CHALLENGE>
Your task is to print, exactly and only, the lines from the start of the entries below through the line with "plt.rcParams['font.family'] = ['Liberation". Include both ends, but skip the pictures.

DATA SUPPLIED>
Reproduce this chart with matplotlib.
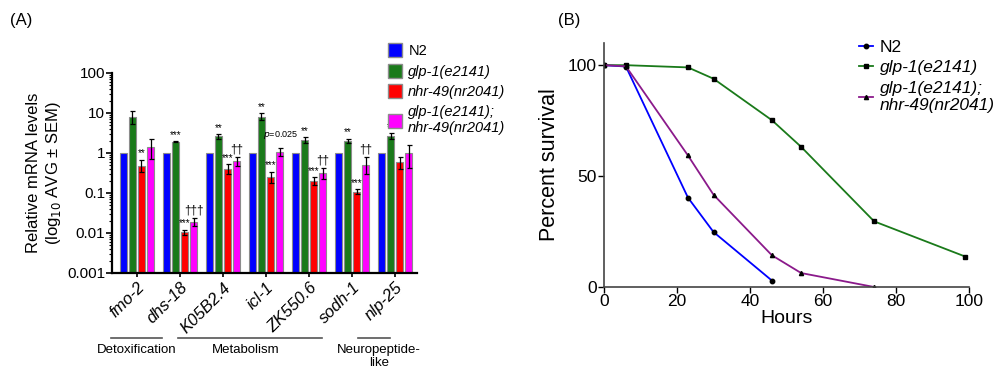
import matplotlib
matplotlib.use("Agg")
import matplotlib.pyplot as plt
from matplotlib.lines import Line2D
from matplotlib.patches import Patch
import numpy as np

plt.rcParams['font.family'] = ['Liberation Sans', 'DejaVu Sans']

# ---------------- Data: panel A ----------------
genes = ['fmo-2', 'dhs-18', 'K05B2.4', 'icl-1', 'ZK550.6', 'sodh-1', 'nlp-25']
n2 = [1, 1, 1, 1, 1, 1, 1]
glp1 = [7.8, 1.9, 2.6, 8.0, 2.1, 2.0, 2.7]
glp1_lo = [5.3, 1.85, 2.2, 6.5, 1.8, 1.8, 2.3]
glp1_hi = [11.5, 1.95, 3.0, 10.0, 2.5, 2.3, 3.1]
nhr49 = [0.47, 0.0105, 0.40, 0.25, 0.20, 0.108, 0.60]
nhr49_lo = [0.33, 0.009, 0.30, 0.18, 0.16, 0.095, 0.40]
nhr49_hi = [0.68, 0.0122, 0.52, 0.34, 0.25, 0.125, 0.78]
combo = [1.4, 0.019, 0.62, 1.05, 0.31, 0.50, 1.0]
combo_lo = [0.7, 0.015, 0.48, 0.85, 0.22, 0.30, 0.42]
combo_hi = [2.3, 0.024, 0.80, 1.30, 0.43, 0.80, 1.58]
glp1_sig = ['', '***', '**', '**', '**', '**', '**']
nhr49_sig = ['**', '***', '***', '***', '***', '***', '']
combo_sig = ['', '†††', '††', '', '††', '††', '']
series_labels = ['N2', 'glp-1(e2141)', 'nhr-49(nr2041)', 'glp-1(e2141);\nnhr-49(nr2041)']
groups = ['Detoxification', 'Metabolism', 'Neuropeptide-\nlike']

# ---------------- Data: panel B ----------------
hours_n2 = [0, 6, 23, 30, 46]
surv_n2 = [100, 99.4, 40.3, 24.8, 2.9]
hours_glp1 = [0, 6, 23, 30, 46, 54, 74, 99]
surv_glp1 = [100, 100, 99, 93.9, 75.2, 63.2, 29.6, 13.7]
hours_combo = [0, 6, 23, 30, 46, 54, 74]
surv_combo = [100, 99.5, 59.3, 41.6, 14.3, 6.3, 0]

blue = '#0000ff'
green = '#1a7a1a'
red = '#ff0000'
magenta = '#ff00ff'
purple = '#8b1a8b'

fig = plt.figure(figsize=(9.99, 3.72), dpi=100)

# ================= Panel A =================
axA = fig.add_axes([112/999, 1-273/372, (417-112)/999, 200/372])
axA.set_yscale('log')
axA.set_ylim(1e-3, 100)
x = np.arange(len(genes))
w = 0.16
offs = [-0.315, -0.105, 0.105, 0.315]
cols = [blue, green, red, magenta]
vals = [n2, glp1, nhr49, combo]
los = [None, glp1_lo, nhr49_lo, combo_lo]
his = [None, glp1_hi, nhr49_hi, combo_hi]
sigs = [None, glp1_sig, nhr49_sig, combo_sig]
base = 1e-3
for k in range(4):
    v = np.array(vals[k], dtype=float)
    axA.bar(x + offs[k], v - base, bottom=base, width=w, color=cols[k],
            edgecolor='#8c8c8c', linewidth=0.8, zorder=2)
    if los[k] is not None:
        lo = np.array(los[k]); hi = np.array(his[k])
        axA.errorbar(x + offs[k], v, yerr=[v - lo, hi - v], fmt='none',
                     ecolor='black', elinewidth=0.9, capsize=1.8, capthick=0.9, zorder=3)
        for i, s in enumerate(sigs[k]):
            if s:
                axA.text(x[i] + offs[k], hi[i] * 1.08, s, ha='center', va='bottom',
                         fontsize=7 if '*' in s else 8.5, zorder=4)
axA.text(x[3] + 0.33, 2.0, r'$\it{p}$=0.025', ha='center', va='bottom', fontsize=6.5)

axA.set_xlim(-0.58, 6.51)
axA.set_xticks(x)
axA.set_xticklabels(genes, rotation=45, ha='right', rotation_mode='anchor',
                    fontstyle='italic', fontsize=12)
axA.set_yticks([1e-3, 1e-2, 1e-1, 1, 10, 100])
axA.set_yticklabels(['0.001', '0.01', '0.1', '1', '10', '100'], fontsize=11)
axA.tick_params(axis='y', which='major', length=4, width=1.2, pad=1)
axA.tick_params(axis='y', which='minor', length=2, width=0.8)
axA.tick_params(axis='x', length=3, width=1.2, pad=2)
for sp in ['top', 'right']:
    axA.spines[sp].set_visible(False)
for sp in ['left', 'bottom']:
    axA.spines[sp].set_linewidth(1.6)
axA.set_ylabel('Relative mRNA levels\n(log$_{10}$ AVG ± SEM)', fontsize=12, labelpad=3)

# group lines and labels (in figure pixels)
grp_lines = [(111, 162), (178, 322), (358, 390)]
grp_centers = [137, 246, 379]
for (a, b), c, g in zip(grp_lines, grp_centers, groups):
    fig.add_artist(Line2D([a/999, b/999], [1-338/372]*2, color='#555555', lw=1.2))
    fig.text(c/999, 1-344/372, g, ha='center', va='top', fontsize=9.5, linespacing=1.15)

handles = [Patch(facecolor=c, edgecolor='#8c8c8c') for c in cols]
legA = fig.legend(handles, series_labels, loc='upper left', bbox_to_anchor=(382/999, 1-37/372),
                  frameon=False, fontsize=10.5, handlelength=1.0, handleheight=1.1,
                  handletextpad=0.4, labelspacing=0.4, borderaxespad=0)
for i, t in enumerate(legA.get_texts()):
    if i > 0:
        t.set_fontstyle('italic')

fig.text(10/999, 1-20/372, '(A)', fontsize=12, va='center')
fig.text(558/999, 1-20/372, '(B)', fontsize=12, va='center')

# ================= Panel B =================
axB = fig.add_axes([604/999, 1-287/372, (969-604)/999, 244/372])
axB.plot(hours_n2, surv_n2, color=blue, lw=1.3, marker='o', ms=3.2,
         mfc='black', mec='black', label='N2')
axB.plot(hours_glp1, surv_glp1, color=green, lw=1.3, marker='s', ms=3.2,
         mfc='black', mec='black', label='glp-1(e2141)')
axB.plot(hours_combo, surv_combo, color=purple, lw=1.3, marker='^', ms=3.0,
         mfc='black', mec='black', label='glp-1(e2141);\nnhr-49(nr2041)')
axB.set_xlim(0, 100)
axB.set_ylim(0, 110)
axB.set_xticks([0, 20, 40, 60, 80, 100])
axB.set_yticks([0, 50, 100])
axB.tick_params(labelsize=12.5, length=4, width=1.0, pad=1)
for sp in ['top', 'right']:
    axB.spines[sp].set_visible(False)
for sp in ['left', 'bottom']:
    axB.spines[sp].set_linewidth(1.2)
    axB.spines[sp].set_color('#444444')
axB.set_xlabel('Hours', fontsize=14, labelpad=1)
axB.set_ylabel('Percent survival', fontsize=15.5, labelpad=6)
legB = axB.legend(loc='upper left', bbox_to_anchor=(852/999, 1-33/372),
                  bbox_transform=fig.transFigure, frameon=False, fontsize=12.5,
                  handlelength=0.8, handletextpad=0.4, labelspacing=0.3, borderaxespad=0)
for i, t in enumerate(legB.get_texts()):
    if i > 0:
        t.set_fontstyle('italic')

fig.savefig('out.png', dpi=100)
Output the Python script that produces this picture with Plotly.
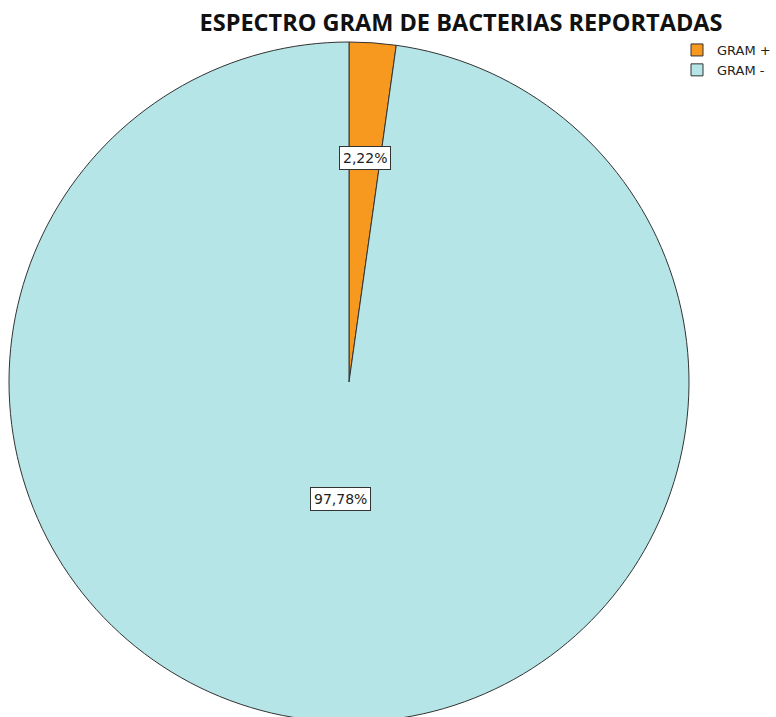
import math
import plotly.graph_objects as go

categories = ["GRAM +", "GRAM -"]
values = [2.22, 97.78]
colors = ["#F7981F", "#B5E5E6"]
label_radius = [0.66, 0.345]

W, H = 776, 740
# pie domain in pixels
left, right, top, bottom = 9, 689, 42, 722
dom_x = [left / W, right / W]
dom_y = [1 - bottom / H, 1 - top / H]

fig = go.Figure()
fig.add_trace(go.Pie(
    labels=categories, values=values, sort=False, direction="clockwise",
    rotation=0, marker=dict(colors=colors, line=dict(color="#333333", width=1)),
    textinfo="none", hoverinfo="label+percent",
    domain=dict(x=dom_x, y=dom_y), showlegend=True,
))

R = (right - left) / 2
cx = (left + right) / 2
cy = (top + bottom) / 2
total = sum(values)
cum = 0
for v, f in zip(values, label_radius):
    mid = (cum + v / 2) / total * 2 * math.pi
    cum += v
    px = cx + f * R * math.sin(mid)
    py = cy - f * R * math.cos(mid)
    fig.add_annotation(
        x=px / W, y=1 - py / H, xref="paper", yref="paper",
        xanchor="center", yanchor="middle",
        text=f"{v:.2f}%".replace(".", ","), showarrow=False,
        font=dict(family="DejaVu Sans", size=14, color="#222222"),
        bgcolor="white", bordercolor="#333333", borderwidth=1, borderpad=3,
    )

fig.update_layout(
    width=W, height=H,
    margin=dict(l=0, r=0, t=0, b=0),
    paper_bgcolor="white", plot_bgcolor="white",
    title=dict(text="<b>ESPECTRO GRAM DE BACTERIAS REPORTADAS</b>",
               x=461 / W, xanchor="center", y=1 - 23 / H, yanchor="middle",
               font=dict(family="Open Sans", size=23.5, color="#111111")),
    legend=dict(x=677 / W, y=1 - 35 / H, xanchor="left", yanchor="top",
                font=dict(family="DejaVu Sans", size=13, color="#222222"),
                bgcolor="rgba(0,0,0,0)", itemwidth=30, tracegroupgap=0),
)

fig.write_html(
    "out.html",
    config={"displayModeBar": False},
    post_script="document.documentElement.style.overflow='hidden';"
                "document.body.style.overflow='hidden';document.body.style.margin='0';",
)
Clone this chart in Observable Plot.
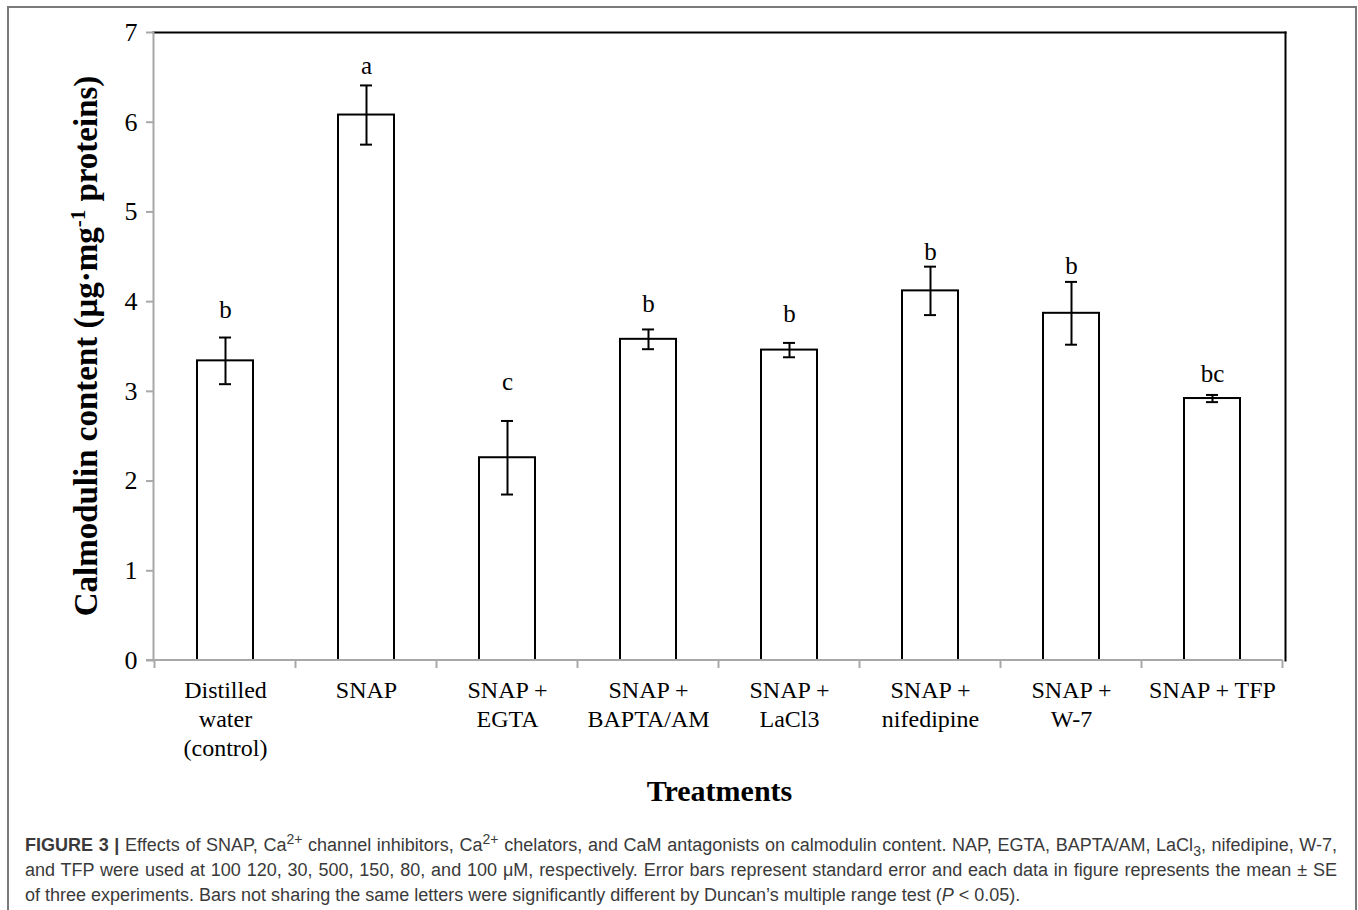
<!DOCTYPE html>
<html><head><meta charset="utf-8">
<script src="https://cdn.jsdelivr.net/npm/d3@7"></script>
<script src="https://cdn.jsdelivr.net/npm/@observablehq/plot@0.6"></script>
<style>
body{margin:0;background:#fff;width:1358px;height:910px;overflow:hidden;position:relative;}
#frame{position:absolute;left:7px;top:6px;width:1350px;height:1000px;border:2px solid #7a7a7a;border-bottom:none;box-sizing:border-box;}
#chart{position:absolute;left:0;top:0;}
#caption{position:absolute;left:25px;top:833px;width:1312px;font-family:"Liberation Sans",Arial,sans-serif;font-size:18px;line-height:25px;color:#3a3a3a;}
#caption div{white-space:nowrap;}
#caption .j{text-align:justify;text-align-last:justify;white-space:normal;}
#caption sup,#caption sub{font-size:0.78em;line-height:0;}
</style></head><body>
<div id="frame"></div>
<div id="chart"></div>
<div id="caption">
<div class="j"><b>FIGURE 3 |</b> Effects of SNAP, Ca<sup>2+</sup> channel inhibitors, Ca<sup>2+</sup> chelators, and CaM antagonists on calmodulin content. NAP, EGTA, BAPTA/AM, LaCl<sub>3</sub>, nifedipine, W-7,</div>
<div class="j">and TFP were used at 100 120, 30, 500, 150, 80, and 100 μM, respectively. Error bars represent standard error and each data in figure represents the mean ± SE</div>
<div>of three experiments. Bars not sharing the same letters were significantly different by Duncan’s multiple range test (<i>P</i> &lt; 0.05).</div>
</div>
<script>
const categories = ["Distilled water (control)", "SNAP", "SNAP + EGTA", "SNAP + BAPTA/AM", "SNAP + LaCl3", "SNAP + nifedipine", "SNAP + W-7", "SNAP + TFP"];
const tickLabels = ["Distilled\nwater\n(control)", "SNAP", "SNAP +\nEGTA", "SNAP +\nBAPTA/AM", "SNAP +\nLaCl3", "SNAP +\nnifedipine", "SNAP +\nW-7", "SNAP + TFP"];
const means = [3.34, 6.08, 2.26, 3.58, 3.46, 4.12, 3.87, 2.92];
const errors = [0.26, 0.33, 0.41, 0.11, 0.08, 0.27, 0.35, 0.04];
const letters = ["b", "a", "c", "b", "b", "b", "b", "bc"];
const letterY = [3.82, 6.54, 3.02, 3.89, 3.77, 4.46, 4.31, 3.10];
const yTicks = [0, 1, 2, 3, 4, 5, 6, 7];
const xTitle = "Treatments";

const GRAY = "#a8a8a8";
const data = categories.map((c, i) => ({
  cat: c, mean: means[i], lo: means[i] - errors[i], hi: means[i] + errors[i],
  letter: letters[i], ly: letterY[i]
}));

function boundaryTicks(index, scales, values, dimensions) {
  const x = scales.x;
  let bw, step;
  if (typeof x.bandwidth === "function") { bw = x.bandwidth(); step = x.step(); }
  else { bw = 0; step = x(categories[1]) - x(categories[0]); }
  const y0 = dimensions.height - dimensions.marginBottom;
  const g = d3.create("svg:g").attr("stroke", GRAY).attr("stroke-width", 2);
  const edges = categories.map(c => x(c) + bw / 2 - step / 2);
  edges.push(x(categories[categories.length - 1]) + bw / 2 + step / 2);
  for (const e of edges) g.append("line").attr("x1", e).attr("x2", e).attr("y1", y0).attr("y2", y0 + 8);
  g.append("line").attr("x1", dimensions.marginLeft - 7).attr("x2", edges[edges.length - 1]).attr("y1", y0).attr("y2", y0);
  return g.node();
}

const plot = Plot.plot({
  width: 1358,
  height: 820,
  marginLeft: 153,
  marginRight: 73,
  marginTop: 32,
  marginBottom: 160,
  style: {fontFamily: "'Liberation Serif', 'Times New Roman', serif", color: "black", background: "transparent", overflow: "visible"},
  x: {domain: categories, paddingInner: 0.6, paddingOuter: 0.3, label: null},
  y: {domain: [0, 7], label: null},
  marks: [
    Plot.barY(data, {x: "cat", y: "mean", fill: "white", stroke: "black", strokeWidth: 2}),
    Plot.ruleX(data, {x: "cat", y1: "lo", y2: "hi", stroke: "black", strokeWidth: 2}),
    Plot.tickY(data, {x: "cat", y: "hi", stroke: "black", strokeWidth: 2, insetLeft: 22, insetRight: 22}),
    Plot.tickY(data, {x: "cat", y: "lo", stroke: "black", strokeWidth: 2, insetLeft: 22, insetRight: 22}),
    Plot.text(data, {x: "cat", y: "ly", text: "letter", lineAnchor: "bottom", fontSize: 25, fill: "black"}),
    Plot.frame({anchor: "top", stroke: "black", strokeWidth: 2}),
    Plot.frame({anchor: "right", stroke: "black", strokeWidth: 2}),
    Plot.frame({anchor: "left", stroke: GRAY, strokeWidth: 2}),
    Plot.axisY({ticks: yTicks, tickSize: 7, tickPadding: 9, fontSize: 26, stroke: GRAY, strokeWidth: 2, label: null, tickFormat: d => String(d)}),
    Plot.axisX({tickSize: 0, tickPadding: 17, fontSize: 24, lineHeight: 1.2, label: null, tickFormat: d => tickLabels[categories.indexOf(d)]}),
    boundaryTicks,
    Plot.text([xTitle], {frameAnchor: "bottom", dy: 140, text: d => d, fontSize: 30, fontWeight: "bold", lineAnchor: "bottom", fill: "black"})
  ]
});
document.getElementById("chart").appendChild(plot);

// y-axis title with superscript
const svg = d3.select(plot);
const t = svg.append("text")
  .attr("transform", "translate(97,346) rotate(-90)")
  .attr("text-anchor", "middle")
  .attr("font-family", "'Liberation Serif', 'Times New Roman', serif")
  .attr("font-weight", "bold")
  .attr("font-size", 33)
  .attr("fill", "black");
t.append("tspan").text("Calmodulin content (μg·mg");
t.append("tspan").attr("font-size", 21).attr("dy", -12).text("-1");
t.append("tspan").attr("dy", 12).text(" proteins)");
</script>
</body></html>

WRITTEN RESPONSE>
Reproduce this chart with matplotlib.
import matplotlib
matplotlib.use("Agg")
import matplotlib.pyplot as plt
from matplotlib.lines import Line2D
from matplotlib.patches import Patch
import numpy as np

plt.rcParams['font.family'] = ['Liberation Sans', 'DejaVu Sans']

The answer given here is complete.